While AI can prepare your fancy product images in a minute, it can’t yet manufacture, test, rework, and ship the product on its own. Second, so long as we interact with AI through an interface, whether a keyboard, a screen, or even our voice, there’ll always be a thought-action lag as we’ll have to translate our thoughts into words, then into keystrokes, then wait for a response.
This leads me to an uncomfortable conclusion.
The Cost of Creating God
To truly create God, to collapse the thought-action distance to zero, we’d have to put the tools for complex action directly in the seat of complex thought: the brain. No interface. No translation. Thought meeting action at the speed and site of its formation.
To create God, we’ll have to create the singularity—that dreaded fusion of mind and AI, of man and machine. The apex earthly force of thought married to the apex earthly force of action.
What keeps me up at night is whether the distance between thought and action is itself what makes us human. And if, by closing it, we erode something at the core of our humanity.
What if that thought-action gap isn’t a problem to be solved, but a needed space for us imperfect thinkers to weigh the consequences of our actions, and choose differently?

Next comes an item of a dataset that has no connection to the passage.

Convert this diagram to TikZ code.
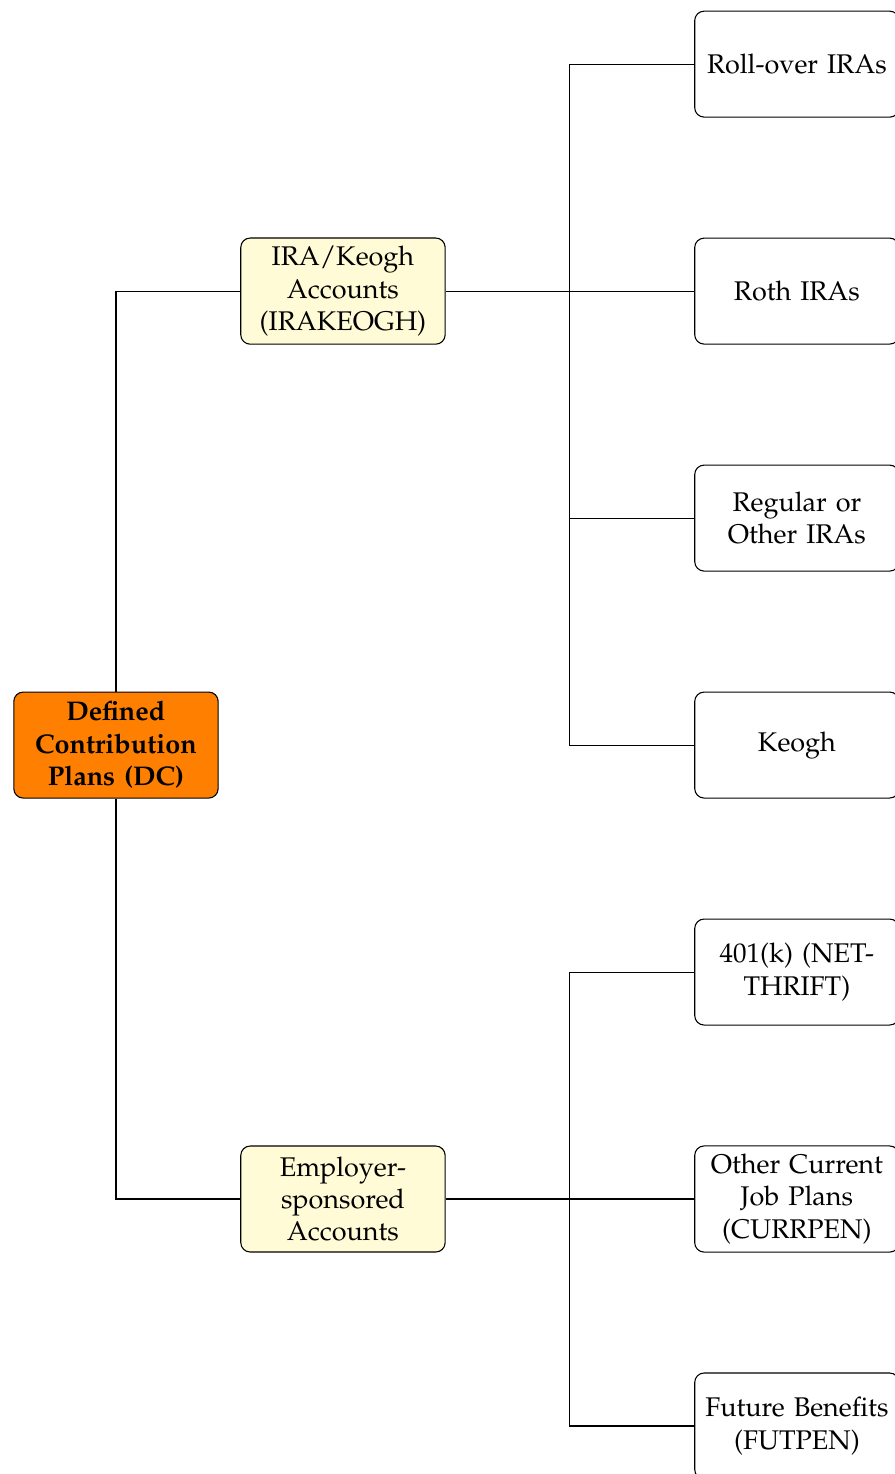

Creating God requires removing humanity entirely from the decision-action loop that follows our thoughts because our deliberation slows down speed, efficiency, and agency—the three bastard demigods of the capitalist machinery upholding our societies.
Every spiritual tradition, including the Igbo one, teaches that the distance between thought and action is where morality lives. It’s where we deliberate; where we exercise judgment; where we get to choose to become more than just rule-following bots.
Chineke can afford zero thought-action distance because His thoughts are supposed to be perfect. Ours are not. “Ye are gods,” yes. But young, reckless ones.
With every new invention marching us closer to that single fated singularity moment, sooner than later, we’ll need to reckon with what it means to wield godlike powers of zero thought-action distance before acquiring the godlike wisdom needed to not self-destruct.
So the real question isn’t whether we can create God (we’d likely get close), but should we?
Thanks to Jeremiah Nnadi and Temitope Stephens for reading earlier drafts of this.




Interesting essay that reminds me of some thinking I've been doing lately about what it means to build in this age, and what we choose to do with the power we now have. I think the question is less about "should" we create god, and more about the end goal, the reason for creating god. If the motives aren't aligned now for a general wellbeing / flourishing, any superintelligence created will exist to serve the selfish goals of a select few, leaving everyone else to be lackeys at their mercy.
It's not all doom and gloom, though. The first step is awareness, which makes us consciously decide what we want to create, why, who it's for, and the impact it should have.
Well done Arinze!
My favourite part of reading this was the refresher on the importance of humanity in the thought-action gap. It’s deeply fascinating that that’s now a debatable topic.
Loved reading this, thank you for writing it!